A come algoritmo

A come algoritmo

A causa dell’esplosione dei  Big Data, dell’invasione dell’Internet delle Cose e… del Datagate il termine programma si è scisso tra dato e algoritmo anche nella conoscenza popolare uscendo dalla cerchia ristretta degli addetti ai lavori.

Niklaus Wirth, 1976

Un algoritmo non è altro che la descrizione formale ed esplicita delle regole da applicare ai dati in ingresso per ottenere l’uscita desiderata (la soluzione del problema). Ai corsi per neofiti lo si paragona spesso a una ricetta per cucinare, solo molto più precisa, espressa tramite un linguaggio di programmazione, il mezzo con cui comunicare le istruzioni alla macchina. Ci sono linguaggi di tutti i tipi: testuali, logici, grafici, manuali…

Programmare è facile e divertente oltre che un modo per abituarsi all’elaborazione di strategie su come risolvere problemi, creare progetti e comunicare idee. Tra le tante iniziative che sono nate per avvicinare la gente comune agli algoritmi vi segnalo l’Ora del Codice e Progetto NERD.

Se siete di quelli che pensano che programmare sia difficile provate Scratch, il linguaggio gratuito creato dal Massachusetts Institute of Technology (MIT).
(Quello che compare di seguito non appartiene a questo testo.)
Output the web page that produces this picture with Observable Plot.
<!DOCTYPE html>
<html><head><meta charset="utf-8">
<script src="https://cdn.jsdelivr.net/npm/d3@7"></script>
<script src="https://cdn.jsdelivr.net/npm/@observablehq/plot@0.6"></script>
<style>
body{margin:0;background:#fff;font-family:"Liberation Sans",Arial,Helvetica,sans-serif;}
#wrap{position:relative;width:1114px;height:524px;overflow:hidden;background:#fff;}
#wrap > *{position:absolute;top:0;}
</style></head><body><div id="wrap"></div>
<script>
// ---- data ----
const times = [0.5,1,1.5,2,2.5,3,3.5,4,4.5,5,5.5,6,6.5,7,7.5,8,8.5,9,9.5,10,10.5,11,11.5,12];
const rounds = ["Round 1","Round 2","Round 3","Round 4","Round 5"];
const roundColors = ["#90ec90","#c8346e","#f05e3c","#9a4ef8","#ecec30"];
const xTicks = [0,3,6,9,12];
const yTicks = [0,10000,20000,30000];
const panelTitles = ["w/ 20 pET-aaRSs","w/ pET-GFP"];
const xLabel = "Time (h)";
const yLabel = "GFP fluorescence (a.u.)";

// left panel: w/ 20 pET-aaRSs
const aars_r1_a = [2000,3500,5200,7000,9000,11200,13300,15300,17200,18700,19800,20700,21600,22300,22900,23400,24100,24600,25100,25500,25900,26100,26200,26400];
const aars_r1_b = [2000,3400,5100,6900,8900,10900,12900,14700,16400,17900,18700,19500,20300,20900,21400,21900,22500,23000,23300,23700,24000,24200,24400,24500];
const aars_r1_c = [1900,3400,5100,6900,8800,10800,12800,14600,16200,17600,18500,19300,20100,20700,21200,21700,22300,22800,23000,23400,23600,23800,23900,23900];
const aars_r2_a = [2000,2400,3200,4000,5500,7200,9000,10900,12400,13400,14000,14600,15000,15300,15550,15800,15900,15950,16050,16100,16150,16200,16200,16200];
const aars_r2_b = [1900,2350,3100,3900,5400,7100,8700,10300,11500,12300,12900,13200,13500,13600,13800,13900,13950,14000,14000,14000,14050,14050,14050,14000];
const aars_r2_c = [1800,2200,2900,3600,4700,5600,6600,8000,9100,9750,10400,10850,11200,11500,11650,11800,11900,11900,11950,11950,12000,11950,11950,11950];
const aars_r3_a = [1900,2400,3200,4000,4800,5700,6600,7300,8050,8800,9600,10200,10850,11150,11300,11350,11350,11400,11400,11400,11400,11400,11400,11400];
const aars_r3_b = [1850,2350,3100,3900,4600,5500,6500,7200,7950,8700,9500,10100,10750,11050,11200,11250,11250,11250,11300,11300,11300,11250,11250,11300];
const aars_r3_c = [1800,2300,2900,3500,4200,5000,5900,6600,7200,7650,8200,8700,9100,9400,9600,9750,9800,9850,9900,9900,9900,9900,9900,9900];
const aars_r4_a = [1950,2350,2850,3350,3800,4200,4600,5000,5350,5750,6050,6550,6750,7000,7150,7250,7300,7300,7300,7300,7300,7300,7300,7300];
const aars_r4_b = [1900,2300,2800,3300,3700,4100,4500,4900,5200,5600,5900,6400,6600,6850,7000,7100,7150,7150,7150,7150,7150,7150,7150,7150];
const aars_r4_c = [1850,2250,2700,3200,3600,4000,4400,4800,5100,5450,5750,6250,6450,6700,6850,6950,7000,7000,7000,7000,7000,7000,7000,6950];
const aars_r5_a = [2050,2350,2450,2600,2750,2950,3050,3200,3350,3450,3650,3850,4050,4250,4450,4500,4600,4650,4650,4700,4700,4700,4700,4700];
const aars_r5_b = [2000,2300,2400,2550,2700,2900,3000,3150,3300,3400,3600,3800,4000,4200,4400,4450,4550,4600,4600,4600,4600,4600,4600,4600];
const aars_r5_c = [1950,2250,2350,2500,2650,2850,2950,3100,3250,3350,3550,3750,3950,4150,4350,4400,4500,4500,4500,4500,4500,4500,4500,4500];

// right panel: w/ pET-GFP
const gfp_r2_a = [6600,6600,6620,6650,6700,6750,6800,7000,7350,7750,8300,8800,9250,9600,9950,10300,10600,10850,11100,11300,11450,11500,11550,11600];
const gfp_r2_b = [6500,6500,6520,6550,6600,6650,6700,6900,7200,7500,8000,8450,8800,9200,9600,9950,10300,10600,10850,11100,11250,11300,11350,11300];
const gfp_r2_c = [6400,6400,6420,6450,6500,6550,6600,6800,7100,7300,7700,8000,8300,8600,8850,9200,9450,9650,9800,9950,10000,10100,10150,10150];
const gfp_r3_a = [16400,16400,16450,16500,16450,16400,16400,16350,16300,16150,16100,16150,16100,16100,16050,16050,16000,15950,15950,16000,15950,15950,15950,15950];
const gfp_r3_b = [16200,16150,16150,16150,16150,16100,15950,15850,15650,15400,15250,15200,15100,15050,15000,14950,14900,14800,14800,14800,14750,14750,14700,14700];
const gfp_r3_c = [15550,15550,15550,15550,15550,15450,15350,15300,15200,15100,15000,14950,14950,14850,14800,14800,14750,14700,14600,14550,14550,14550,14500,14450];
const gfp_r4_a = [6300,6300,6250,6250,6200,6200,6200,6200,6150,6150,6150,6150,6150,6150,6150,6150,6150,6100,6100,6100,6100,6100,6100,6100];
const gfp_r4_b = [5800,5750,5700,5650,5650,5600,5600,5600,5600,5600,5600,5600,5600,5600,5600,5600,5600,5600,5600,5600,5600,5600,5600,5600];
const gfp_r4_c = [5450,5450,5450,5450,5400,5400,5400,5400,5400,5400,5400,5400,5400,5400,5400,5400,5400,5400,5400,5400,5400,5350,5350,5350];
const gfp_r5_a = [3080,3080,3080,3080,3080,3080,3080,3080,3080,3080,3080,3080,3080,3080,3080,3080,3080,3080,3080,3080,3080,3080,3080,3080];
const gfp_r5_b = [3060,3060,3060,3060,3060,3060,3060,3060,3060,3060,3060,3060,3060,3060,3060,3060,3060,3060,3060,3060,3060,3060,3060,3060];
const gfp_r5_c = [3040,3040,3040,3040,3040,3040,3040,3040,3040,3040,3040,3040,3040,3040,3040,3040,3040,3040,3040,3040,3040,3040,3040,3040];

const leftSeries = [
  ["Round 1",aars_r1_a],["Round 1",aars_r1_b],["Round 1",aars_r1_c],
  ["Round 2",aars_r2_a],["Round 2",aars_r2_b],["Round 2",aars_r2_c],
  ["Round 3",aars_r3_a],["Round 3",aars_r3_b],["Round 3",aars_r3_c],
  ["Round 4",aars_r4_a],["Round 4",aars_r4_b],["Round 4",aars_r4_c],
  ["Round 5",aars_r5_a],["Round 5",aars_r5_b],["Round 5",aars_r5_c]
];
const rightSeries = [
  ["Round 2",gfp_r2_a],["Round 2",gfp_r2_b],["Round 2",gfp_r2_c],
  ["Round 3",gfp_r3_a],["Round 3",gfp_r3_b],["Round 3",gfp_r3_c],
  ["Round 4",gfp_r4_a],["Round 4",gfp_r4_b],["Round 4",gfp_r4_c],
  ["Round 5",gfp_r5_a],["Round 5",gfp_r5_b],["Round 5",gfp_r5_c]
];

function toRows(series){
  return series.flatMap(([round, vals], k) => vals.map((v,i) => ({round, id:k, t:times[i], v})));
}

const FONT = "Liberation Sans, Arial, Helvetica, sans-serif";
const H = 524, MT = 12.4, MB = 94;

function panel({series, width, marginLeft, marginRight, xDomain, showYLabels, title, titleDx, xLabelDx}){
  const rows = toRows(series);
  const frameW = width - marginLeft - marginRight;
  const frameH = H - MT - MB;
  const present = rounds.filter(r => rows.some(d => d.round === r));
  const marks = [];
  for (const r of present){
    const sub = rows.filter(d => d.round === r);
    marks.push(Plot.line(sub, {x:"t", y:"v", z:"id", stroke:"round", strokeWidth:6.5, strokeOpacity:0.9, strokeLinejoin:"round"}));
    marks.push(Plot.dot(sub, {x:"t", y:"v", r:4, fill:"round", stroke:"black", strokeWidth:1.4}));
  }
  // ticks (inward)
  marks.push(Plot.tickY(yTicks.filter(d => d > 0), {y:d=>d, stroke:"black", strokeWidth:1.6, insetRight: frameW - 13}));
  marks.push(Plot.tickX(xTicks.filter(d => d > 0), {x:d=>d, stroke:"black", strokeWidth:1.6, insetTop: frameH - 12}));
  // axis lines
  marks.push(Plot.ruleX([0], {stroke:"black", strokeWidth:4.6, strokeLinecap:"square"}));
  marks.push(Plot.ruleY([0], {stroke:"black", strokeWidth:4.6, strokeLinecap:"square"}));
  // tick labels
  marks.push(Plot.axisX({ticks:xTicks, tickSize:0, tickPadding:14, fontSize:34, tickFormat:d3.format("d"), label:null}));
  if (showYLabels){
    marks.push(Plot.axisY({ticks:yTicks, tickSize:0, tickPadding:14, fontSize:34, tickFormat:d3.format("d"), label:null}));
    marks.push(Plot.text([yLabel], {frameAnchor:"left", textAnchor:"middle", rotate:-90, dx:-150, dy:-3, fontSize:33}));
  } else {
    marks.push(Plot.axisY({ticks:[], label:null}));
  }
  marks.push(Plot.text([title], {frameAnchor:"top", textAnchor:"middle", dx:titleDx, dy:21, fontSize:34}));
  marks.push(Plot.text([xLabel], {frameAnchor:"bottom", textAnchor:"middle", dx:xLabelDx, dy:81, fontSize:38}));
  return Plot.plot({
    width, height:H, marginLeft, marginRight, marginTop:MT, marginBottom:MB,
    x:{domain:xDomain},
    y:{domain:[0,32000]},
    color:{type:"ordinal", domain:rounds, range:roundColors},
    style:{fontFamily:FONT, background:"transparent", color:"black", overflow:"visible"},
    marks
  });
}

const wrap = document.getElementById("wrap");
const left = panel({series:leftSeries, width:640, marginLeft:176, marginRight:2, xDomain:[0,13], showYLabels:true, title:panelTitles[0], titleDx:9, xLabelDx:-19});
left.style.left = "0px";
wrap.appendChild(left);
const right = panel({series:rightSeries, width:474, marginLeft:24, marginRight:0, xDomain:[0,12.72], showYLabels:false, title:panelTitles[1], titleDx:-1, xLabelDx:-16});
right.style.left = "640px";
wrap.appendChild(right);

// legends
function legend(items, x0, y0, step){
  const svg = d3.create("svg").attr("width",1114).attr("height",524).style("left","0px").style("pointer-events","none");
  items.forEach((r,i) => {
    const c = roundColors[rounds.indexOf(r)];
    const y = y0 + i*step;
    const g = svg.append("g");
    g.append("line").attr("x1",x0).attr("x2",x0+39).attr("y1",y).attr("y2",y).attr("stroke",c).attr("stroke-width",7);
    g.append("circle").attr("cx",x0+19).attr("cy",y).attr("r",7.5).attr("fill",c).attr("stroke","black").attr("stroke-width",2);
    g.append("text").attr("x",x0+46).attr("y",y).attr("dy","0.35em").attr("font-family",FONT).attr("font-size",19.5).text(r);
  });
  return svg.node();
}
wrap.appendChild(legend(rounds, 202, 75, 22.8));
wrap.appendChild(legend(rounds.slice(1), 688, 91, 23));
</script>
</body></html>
Eppure, proprio ora che ha ottenuto una discreta notorietà, il concetto stesso di algoritmo si sta dissolvendo sotto il vento delle nuove capacità informatiche. Ad esempio, con le reti neurali (una branca dell’intelligenza artificiale) la soluzione al problema nasce dall’allenamento sostenuto dalla macchina e non più da una codifica (giusta o sbagliata, in ogni caso rivedibile) imposta da un umano. Si parla in questi casi di apprendimento automatico (Machine Learning), una tecnica sempre più utilizzata per elaborare l’enorme mole di dati a disposizione e affrontare problemi complessi.

Gustatevi l’abilità di questo programma nel distinguere un famoso attore dal famoso batterista considerato il suo sosia (o viceversa).

(cliccate sull’immagine per vedere l’animazione)

Sorprendente, vero? Peccato che la macchina non sappia spiegare (all’uomo) come ci riesca.

Cadiamo quindi nel dilemma della scatola nera (black box): quali sono i razionali che hanno guidato la scelta? E, soprattutto, tale scelta è un approccio innovativo, un banale errore di programmazione oppure un palese pregiudizio?

Un aspetto non da poco, dato che all’orizzonte iniziano a comparire automobili che vanno a cercarsi il parcheggio, autobus senza guidatore, assistenti virtuali, sistemi di prevenzione del crimine e di valutazione dei candidati. Sareste disposti a farvi operare in base alle predizioni di un programma senza che il vostro medico di fiducia sappia spiegarvi il perché (ovviamente non vale il “l’ha detto la macchina”)? Lascereste che l’auto che vi trasporta fosse libera di scegliere tra rischiare la vostra vita e uccidere cinque pedoni?

Il dilemma etico delle macchine autonome (moralmachine.mit.edu)

Ecco che le figure professionali tradizionali (analista, programmatore, sistemista, architetto, capo progetto…) sfumano e si diversificano in un arcobaleno di ruoli che va dall’esperto dei dati (con cui allenare e verificare la bontà del programma) allo “psicologo” (se non psichiatra) del programma (e dei suoi creatori).

 

II capo Programmazione di Westworld analizza Maeve Millay.

Ma siamo pronti a sederci di fronte al computer per chiedere delucidazioni come in Westworld, oppure rimpiangeremo le paginate di istruzioni mal documentate?